Le langage quotidien prend parfois des aspects inattendus. Ils peuvent être déroutants et la fonction néologique étrangement attribuée à voilà a déjà été évoquée ici. En outre, l'usage qui est fait de l'adjectif improbable dans une sorte de volapük en plein essor pourrait aussi être commenté. Ils peuvent aussi s'appuyer, avec une telle vigueur, sur la concision et l'ellipse qu'ils engendrent bien souvent le doute le plus extrême. Ainsi, une formule semble farouchement accrochée aux habitudes des stations de radio et des chaînes de télévision, "les chevaux ont tous couru", pour introduire une activité, les résultats des courses hippiques, qui, d'ordinaire, semblent aussi passionnantes que l'évolution de la mode vestimentaire au Vatican.
Mais cette expression, à la fois abrupte et concise, dont on entend bien qu'elle tend à résumer l'état de fraîcheur des équidés, a quelque chose de mystérieux. Car, enfin, s'ils ont tous couru, d'une part ils sont entraînés dans ce but, d'autre part ils n'ont pas le choix, donc ils n'ont fait que leur devoir, somme toute. Comment interpréter ce "les chevaux ont tous couru" ? S'agit-il de dire que, pour, une fois, ils n'ont pas marché, ou mieux trotté, ou mieux encore galopé ? Ce qui serait relativement rassurant, car un cheval qui court, curieusement et bien malgré lui, devient humain. Ou bien cela signifierait-il qu'au préalable, il y aurait eu un mouvement de grève hippique, ce qui ferait d'eux des personnages d'un roman de George Orwell, industrial action comme disent nos amis les Grands Bretons dans cette formulation aseptisée et dénuée de sens? Cela implique-t-il qu'après négociations avec les entraîneurs, les chevaux ont accepté de participer à la course du jour ? Faut-il autrement y voir le signe d'une cohésion retrouvée ? Est-ce que cette fois on a "couru" d'un même élan, sans dissension et, bien évidemment, sans coup de pied en vache, et est-ce qu'on a vu une seule crinière et une seule paire de naseaux ? Ou alors il convient d'y déceler une forme de solidarité, de respect du public, pour reprendre une expression creuse dans l'air du temps, ils venaient de loin, d'Argentine pour les plus petits, du Caucase, d'Arabie pour les plus beaux, mais "ils ont tous couru", à la bonne heure !
Voilà bien une formulation qui laisse rêveur.

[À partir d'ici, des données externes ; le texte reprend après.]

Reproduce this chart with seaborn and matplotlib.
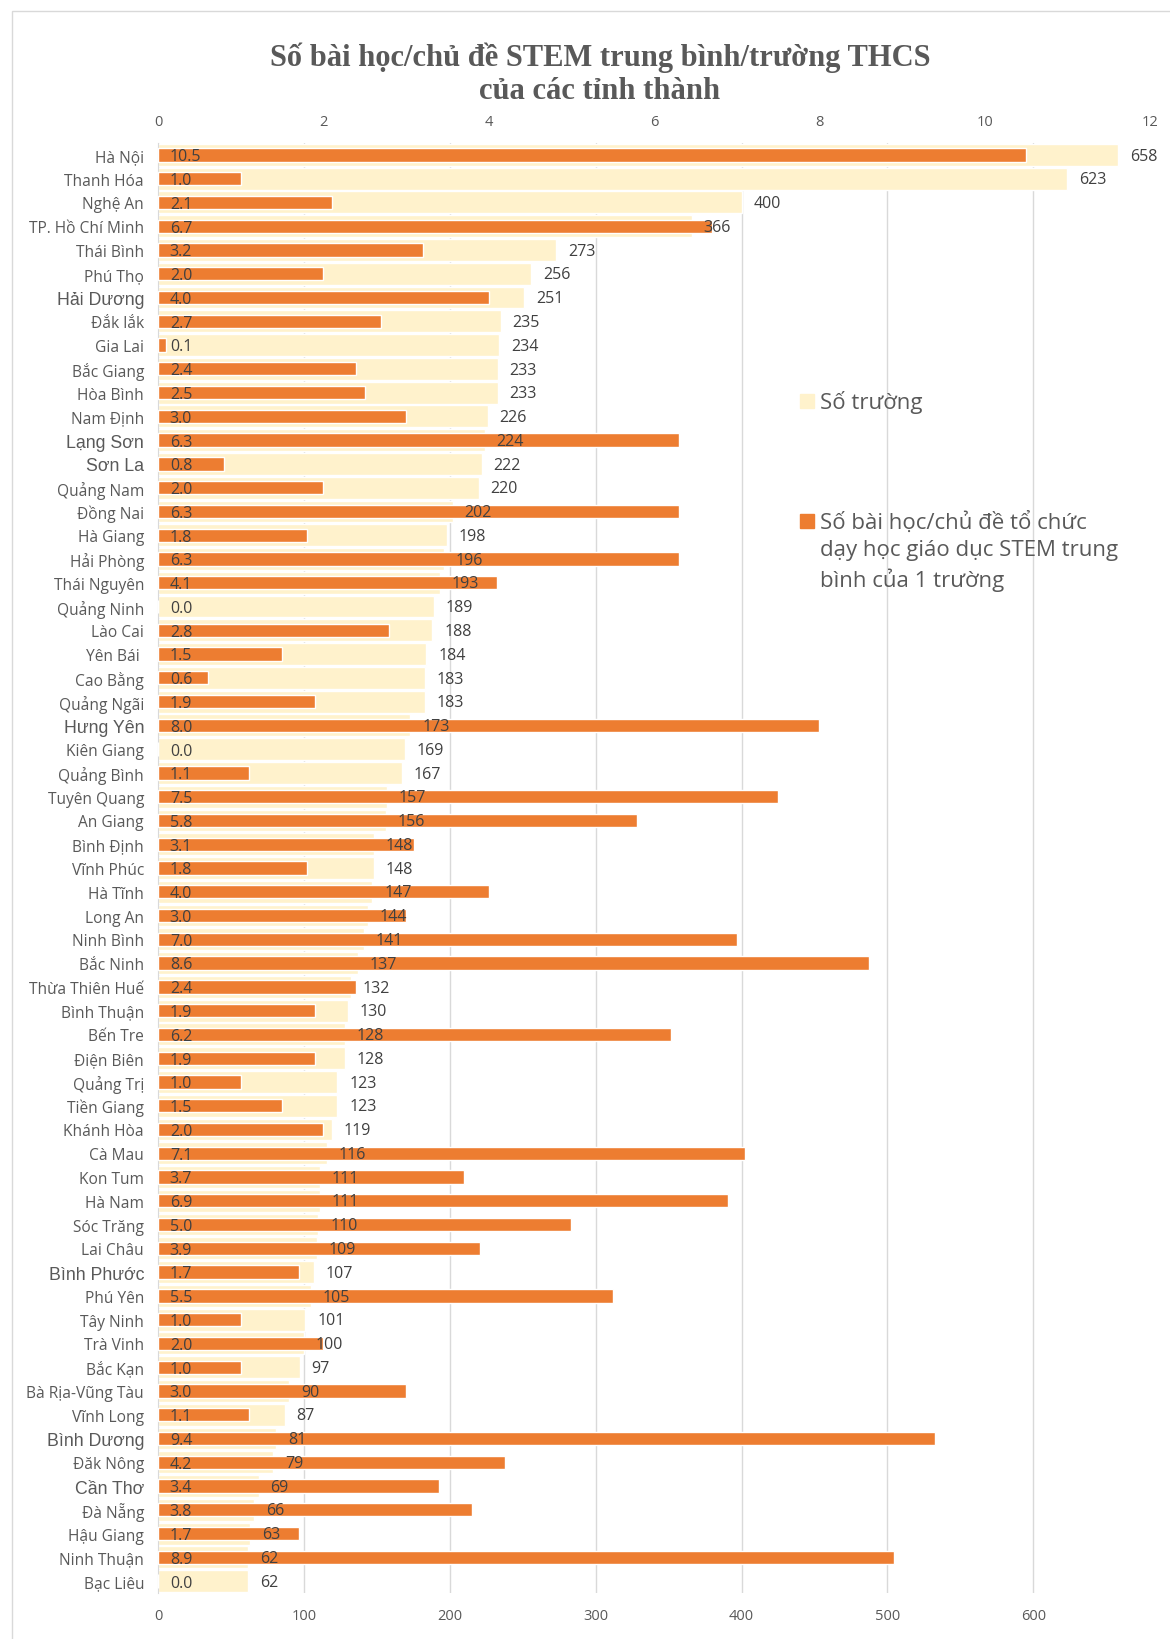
# Số bài học/chủ đề STEM trung bình/trường THCS theo tỉnh thành
import pandas as pd
import seaborn as sns
import matplotlib.pyplot as plt
from matplotlib.patches import Rectangle


provinces = [
    'Hà Nội', 'Thanh Hóa', 'Nghệ An', 'TP. Hồ Chí Minh', 'Thái Bình', 'Phú Thọ',
    'Hải Dương', 'Đắk lắk', 'Gia Lai', 'Bắc Giang', 'Hòa Bình', 'Nam Định',
    'Lạng Sơn', 'Sơn La', 'Quảng Nam', 'Đồng Nai', 'Hà Giang', 'Hải Phòng',
    'Thái Nguyên', 'Quảng Ninh', 'Lào Cai', 'Yên Bái ', 'Cao Bằng', 'Quảng Ngãi',
    'Hưng Yên', 'Kiên Giang', 'Quảng Bình', 'Tuyên Quang', 'An Giang', 'Bình Định',
    'Vĩnh Phúc', 'Hà Tĩnh', 'Long An', 'Ninh Bình', 'Bắc Ninh', 'Thừa Thiên Huế',
    'Bình Thuận', 'Bến Tre', 'Điện Biên', 'Quảng Trị', 'Tiền Giang', 'Khánh Hòa',
    'Cà Mau', 'Kon Tum', 'Hà Nam', 'Sóc Trăng', 'Lai Châu', 'Bình Phước',
    'Phú Yên', 'Tây Ninh', 'Trà Vinh', 'Bắc Kạn', 'Bà Rịa-Vũng Tàu', 'Vĩnh Long',
    'Bình Dương', 'Đăk Nông', 'Cần Thơ', 'Đà Nẵng', 'Hậu Giang', 'Ninh Thuận',
    'Bạc Liêu',
]
so_truong = [
    658, 623, 400, 366, 273, 256, 251, 235, 234, 233, 233, 226, 224, 222, 220,
    202, 198, 196, 193, 189, 188, 184, 183, 183, 173, 169, 167, 157, 156, 148,
    148, 147, 144, 141, 137, 132, 130, 128, 128, 123, 123, 119, 116, 111, 111,
    110, 109, 107, 105, 101, 100, 97, 90, 87, 81, 79, 69, 66, 63, 62, 62,
]
so_bai = [
    10.5, 1.0, 2.1, 6.7, 3.2, 2.0, 4.0, 2.7, 0.1, 2.4, 2.5, 3.0, 6.3, 0.8, 2.0,
    6.3, 1.8, 6.3, 4.1, 0.0, 2.8, 1.5, 0.6, 1.9, 8.0, 0.0, 1.1, 7.5, 5.8, 3.1,
    1.8, 4.0, 3.0, 7.0, 8.6, 2.4, 1.9, 6.2, 1.9, 1.0, 1.5, 2.0, 7.1, 3.7, 6.9,
    5.0, 3.9, 1.7, 5.5, 1.0, 2.0, 1.0, 3.0, 1.1, 9.4, 4.2, 3.4, 3.8, 1.7, 8.9,
    0.0,
]
# nhãn tỉnh gõ bằng font khác trong bản gốc
big_labels = ['Hải Dương', 'Lạng Sơn', 'Sơn La', 'Hưng Yên', 'Bình Phước',
              'Bình Dương', 'Cần Thơ']

cream = '#FFF2CC'
orange = '#ED7D31'
grey = '#595959'
dark = '#404040'

sns.set_style('white')
plt.rcParams['font.family'] = ['Open Sans', 'DejaVu Sans']

df = pd.DataFrame({'Tỉnh': provinces, 'Số trường': so_truong, 'Số bài': so_bai})

W, H = 1170, 1640
fig = plt.figure(figsize=(11.7, 16.4), dpi=100)
ax = fig.add_axes([158 / W, 46 / H, 992 / W, 1450 / H])

sns.barplot(data=df, x='Số trường', y='Tỉnh', orient='h', color=cream,
            saturation=1, width=0.92, ax=ax, zorder=2)
ax.set_xlim(0, 680)
ax.set_xticks(range(0, 700, 100))
ax.set_xlabel('')
ax.set_ylabel('')
ax.set_axisbelow(True)
ax.xaxis.grid(True, color='#d9d9d9', lw=1)
for s in ['top', 'right', 'bottom']:
    ax.spines[s].set_visible(False)
ax.spines['left'].set_color('#d9d9d9')
ax.tick_params(axis='x', length=0, pad=11, labelsize=10.5, labelcolor=grey)
ax.tick_params(axis='y', length=0, pad=10, labelsize=11.2, labelcolor=grey)
for lbl in ax.get_yticklabels():
    if lbl.get_text() in big_labels:
        lbl.set_fontfamily(['Liberation Sans', 'DejaVu Sans'])
        lbl.set_fontsize(12.8)

ax2 = ax.twiny()
sns.barplot(data=df, x='Số bài', y='Tỉnh', orient='h', color=orange,
            saturation=1, width=0.56, ax=ax2, zorder=3)
ax2.set_xlim(0, 12)
ax2.set_xticks(range(0, 13, 2))
ax2.set_xlabel('')
for s in ax2.spines.values():
    s.set_visible(False)
ax2.tick_params(axis='x', length=0, pad=10, labelsize=10.5, labelcolor=grey)

# nhãn số trường (cuối thanh kem) và số bài học (đầu thanh cam)
for i, v in enumerate(so_truong):
    ax2.annotate(str(v), xy=(v, i), xycoords=ax.transData, xytext=(8.5, -0.5),
                 textcoords='offset points', va='center', ha='left',
                 fontsize=11.5, color=dark, zorder=5)
for i, v in enumerate(so_bai):
    ax2.annotate(f'{v:.1f}', xy=(0, i), xytext=(8.5, -1),
                 textcoords='offset points', va='center', ha='left',
                 fontsize=11.5, color=dark, zorder=5)

# tiêu đề
fig.text(600 / W, 1 - 74 / H,
         'Số bài học/chủ đề STEM trung bình/trường THCS\ncủa các tỉnh thành',
         ha='center', va='center', fontsize=22, fontweight='bold', color=grey,
         family=['Liberation Serif', 'DejaVu Serif'], linespacing=1.2)

# chú giải
fig.add_artist(Rectangle((800 / W, 1 - 409 / H), 14 / W, 14 / H,
                         transform=fig.transFigure, color=cream))
fig.text(820 / W, 1 - 402 / H, 'Số trường', va='center', ha='left',
         fontsize=16, color=grey)
fig.add_artist(Rectangle((800 / W, 1 - 529 / H), 14 / W, 14 / H,
                         transform=fig.transFigure, color=orange))
fig.text(820 / W, 1 - 552 / H,
         'Số bài học/chủ đề tổ chức\ndạy học giáo dục STEM trung\nbình của 1 trường',
         va='center', ha='left', fontsize=16, color=grey, linespacing=1.4)

# khung viền
fig.add_artist(Rectangle((12 / W, -0.01), 1.0, 1 - 12 / H + 0.01,
                         transform=fig.transFigure, fill=False,
                         edgecolor='#d9d9d9', lw=1))

fig.savefig('out.png', dpi=100)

Dirait-on, à l'issue d'une étape de la farandole de l'industrie pharmaceutique, le Tour de France donc, que les cyclistes ont tous pédalé ? S'aventurerait-on à dire aussi qu'au terme d'une journée de championnat de France de football de Ligue 1, que les footballeurs ont tous joué au football ? Là, c'est curieux, mais on ne rêve plus.